In the next chapter, Howells casts a doubt over Silas' guilt so effectively maintained by Persis argument. Howells states:
As he said, Lapham had dealt fairly by his partner in money; he had let Rogers take more money out of the business than he put into it he had as he said simply forced out of it a timid and inefficient participant in advantages which he had created. But Lapham had not created them all. He had been dependent at one time on his partner's capital. It was a moment of terrible trial. Happy is the man for ever after who can choose the ideal the unselfish part in such an exigency! Lapham could not rise to it.
Whether Silas was guilty or not is never determined; Howells leaves this quandary open to opinions. He uses Silas' feeling of guilt about the matter, however, to determine the character change of this central character. Silas tries to make up the slight to Rogers by loaning him money.
This loan and numerous other factors make payment of debts impossible for Silas. His only hope is to transfer the mills Roger has put up for collateral to English settlers at a price which is more than the mills are worth. Recalling his possible injustice to Rogers, Silas considers the morality of selling the mills at an unfair price. He decides to free himself of any possible moral guilt and refuses to complete the transaction. Silas' character changes at this point, for he admits the possibility of guilt in forcing Rogers out of the business and will not multiply his guilt in a business deal that would harm others. Lapham says in the concluding chapter:
"It seems to me I done wrong about Rogers in the first place; that the whole trouble came from that. It was just like starting a row of bricks. I tried to catch up and stop 'em from going, but they all tumbled, one after another. It wan't in the nature of things that they could be stopped till the last brick went . . . Seems sometimes as if it [the English incident] was a hole opened up for me, and I crept out of it."
Although Howells leaves this question of morality open, he effectively shows that a modern businessman must still be aware of the saying, "Do unto others as you would have them do unto you." Howells himself advocated a moral outlook on business ventures, but he left it to his readers to decide whether a strong sense of moral justice must be maintained in business matters.
The author leaves other more minor points to the reader's perception. He never tells whether Lapham accepted the railroad's offer. Silas does show the railroad's letter, offering to buy the mills to Rogers as an indication of his refusal to sell to the English. Yet, Howells never definitely says Lapham sold to the railroad. Neither does Howells give any indication that Lapham did otherwise.

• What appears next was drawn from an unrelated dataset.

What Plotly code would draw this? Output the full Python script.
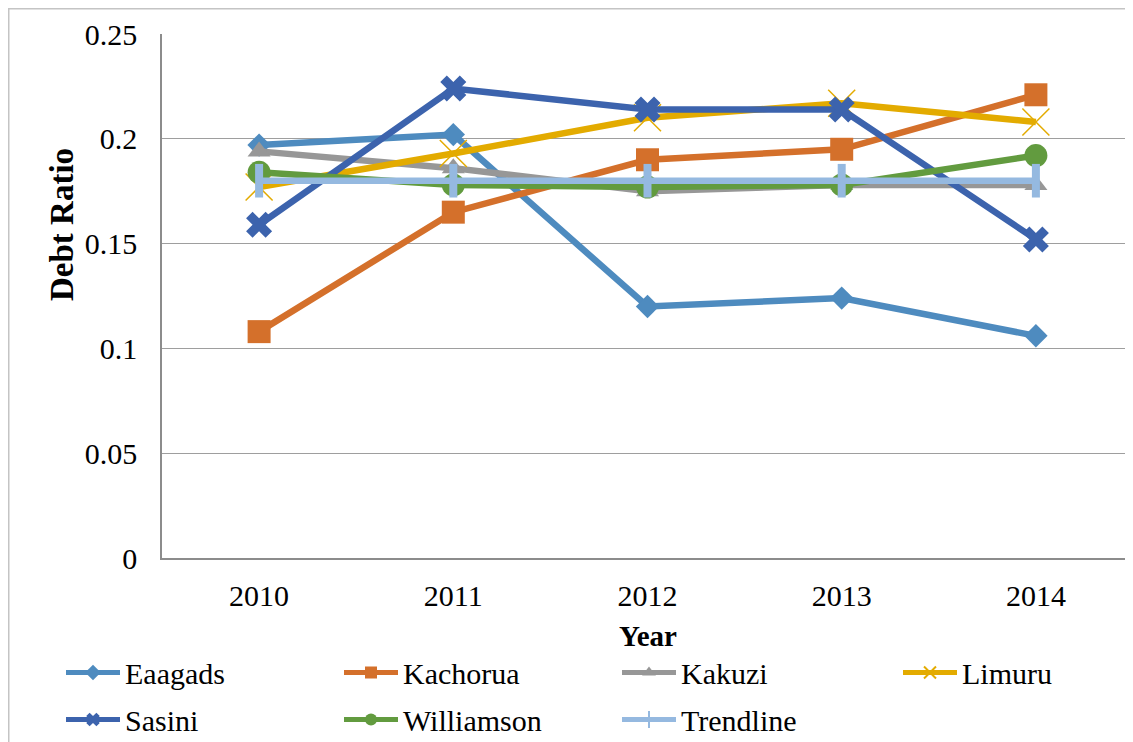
import plotly.graph_objects as go

years = ["2010", "2011", "2012", "2013", "2014"]
eaagads = [0.197, 0.202, 0.120, 0.124, 0.106]
kachorua = [0.108, 0.165, 0.190, 0.195, 0.221]
kakuzi = [0.194, 0.186, 0.175, 0.178, 0.178]
limuru = [0.177, 0.193, 0.210, 0.217, 0.208]
sasini = [0.159, 0.224, 0.214, 0.214, 0.152]
williamson = [0.184, 0.178, 0.177, 0.178, 0.192]
trendline = [0.180, 0.180, 0.180, 0.180, 0.180]

FONT = "Liberation Serif"

series = [
    ("Eaagads", eaagads, "#4e8bbf", dict(symbol="diamond", size=18), "legend"),
    ("Kachorua", kachorua, "#d4702b", dict(symbol="square", size=23), "legend"),
    ("Kakuzi", kakuzi, "#979797", dict(symbol="triangle-up", size=20), "legend"),
    ("Limuru", limuru, "#e3ab00", dict(symbol="x-thin-open", size=27, line=dict(width=1.5, color="#e3ab00")), "legend3"),
    ("Sasini", sasini, "#3c63ad", dict(symbol="x", size=23), "legend2"),
    ("Williamson", williamson, "#629b3f", dict(symbol="circle", size=23), "legend2"),
    ("Trendline", trendline, "#95b9e0", dict(symbol="line-ns-open", size=24, line=dict(width=8, color="#95b9e0")), "legend2"),
]

fig = go.Figure()
for name, vals, color, mk, lg in series:
    m = dict(color=color)
    m.update(mk)
    fig.add_trace(go.Scatter(
        x=years, y=vals, name=name, mode="lines+markers",
        line=dict(color=color, width=6.5), marker=m, legend=lg,
    ))

# page body has an 8px offset; figure coordinates = screen - 8
W, H = 1133, 742
L, R, T, B = 154, 8, 26, 192
pw, ph = W - L - R, H - T - B


def px(xf):
    return (xf - L) / pw


def py(yf):
    return (H - B - yf) / ph


def cx(xf):
    return xf / W


def cy(yf):
    return 1 - yf / H


fig.add_shape(type="rect", xref="paper", yref="paper",
              x0=px(0.75), x1=px(1300), y0=py(900), y1=py(0.75),
              line=dict(color="#c4c4c4", width=1.5), layer="below")

fig.add_annotation(text="<b>Debt Ratio</b>", xref="paper", yref="paper",
                   x=px(54), y=py(217), textangle=-90, showarrow=False,
                   font=dict(family=FONT, size=33, color="black"),
                   xanchor="center", yanchor="middle")
fig.add_annotation(text="<b>Year</b>", xref="paper", yref="paper",
                   x=px(640), y=py(628), showarrow=False,
                   font=dict(family=FONT, size=29, color="black"),
                   xanchor="center", yanchor="middle")

leg_common = dict(orientation="h", xref="container", yref="container",
                  xanchor="left", yanchor="top",
                  font=dict(family=FONT, size=30, color="black"),
                  itemwidth=54, entrywidthmode="pixels",
                  itemsizing="constant", traceorder="normal",
                  bgcolor="rgba(0,0,0,0)")

COLW = 279
LX = 53

fig.update_layout(
    width=W, height=H,
    margin=dict(l=L, r=R, t=T, b=B, autoexpand=False),
    paper_bgcolor="white", plot_bgcolor="white",
    font=dict(family=FONT, size=30, color="black"),
    xaxis=dict(type="category", range=[-0.5, 4.5], showgrid=False,
               showline=True, linecolor="#8c8c8c", linewidth=1.5,
               ticks="", tickfont=dict(family=FONT, size=30, color="black"),
               ticklabelstandoff=10, automargin=False),
    yaxis=dict(range=[0, 0.25], dtick=0.05, showgrid=True, gridcolor="#9e9e9e",
               gridwidth=1, showline=True, linecolor="#8c8c8c", linewidth=1.5,
               zeroline=False, ticks="",
               tickfont=dict(family=FONT, size=30, color="black"),
               ticklabelstandoff=17, automargin=False),
    legend=dict(x=cx(LX), y=cy(638.5), entrywidth=COLW - 70, **leg_common),
    legend3=dict(x=cx(LX + 3 * COLW), y=cy(638.5), entrywidth=110, **leg_common),
    legend2=dict(x=cx(LX), y=cy(685.5), entrywidth=COLW - 70, **leg_common),
    showlegend=True,
)

fig.write_html("out.html")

One mystery Howells never reveals is the authorship of the note to Mrs. Lapham. The note simply says, "Ask your husband about his lady copying-clerk [typist]. A Friend and Well-wisher."
When Persis shows the note to Silas, he says, "I guess I know who it's from, and I guess you do, too Persis."
"But how — how could he — ," she replies.
"Mebbe he believed it," Silas answers. "You did."
Walker, Lapham's bookkeeper had been the one who hinted most of an illicit relationship between Silas and Mrs. Dewey. Still, the note is signed "A Friend and Well-wisher." Also, Mrs. Lapham says, "But how — how could he — ." These facts might point more to Tom Corey than to Walker. Whoever sent the note is not named, however; again Howells lets the reader decide.